The IMF yesterday warned about Canada’s economic growth trajectory and suggested the federal government may have to get back into the stimulus business. Why? Because economic growth will drop from 1.8% to 1.5%.
When Canada’s economy grows by 1.5% its a worrying trend.
When New Brunswick’s economy grows by 0.2% – aww, that’s just New Brunswick. What’d you expect?
Canada is a collection of provincial economies each with their own contours, challenges and opportunities. When a little province like NB has a problem – no one notices – but if it hits enough provinces – boom, you get weak national growth and the IMF getting its underwear in a knot.
In a macabre kind of way it was fun to watch the Feds in response to the Ontario economy tanking a few years ago. There was billions for the auto bailout. An ACOA style regional development agency was set up for southern Ontario. The government fell over itself to be seen trying to fix the Ontario economy.
The Ontario economy has outperformed NB by a wide margin since the recession – GDP growth and employment growth – but it hasn’t been to the level required to boost national GDP growth – so the mandarins fret.
This is the main reason why I would prefer the feds to have a ‘side deals’ view of relationships with provincial governments. I’m not talking about separate deals on Equalization or health transfers – those should be negotiated by the whole gang.
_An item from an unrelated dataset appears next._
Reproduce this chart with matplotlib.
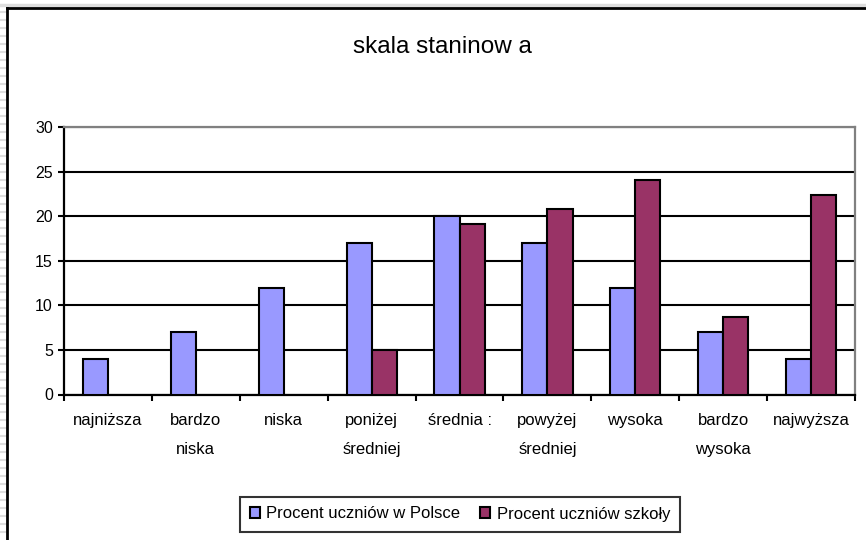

But when it comes to the priorities of the provinces – each one has distinct challenges and opportunities. The feds and the province should figure out how to leverage each level of governments’ strengths to achieve a shared set of objectives.
New Brunswick needs a more intelligent approach to immigration. It needs to think long and hard about seasonal industries and the implications of EI reform. It needs at least its share of national FDI. It needs to encourage more investment capital – particularly into its high growth potential SMEs. New Brunswick has a serious literacy challenge.
There are a host of issues – some are specific to NB and others are regional and even national in scope – and it requires an intelligent, long term partnership between the feds and the province.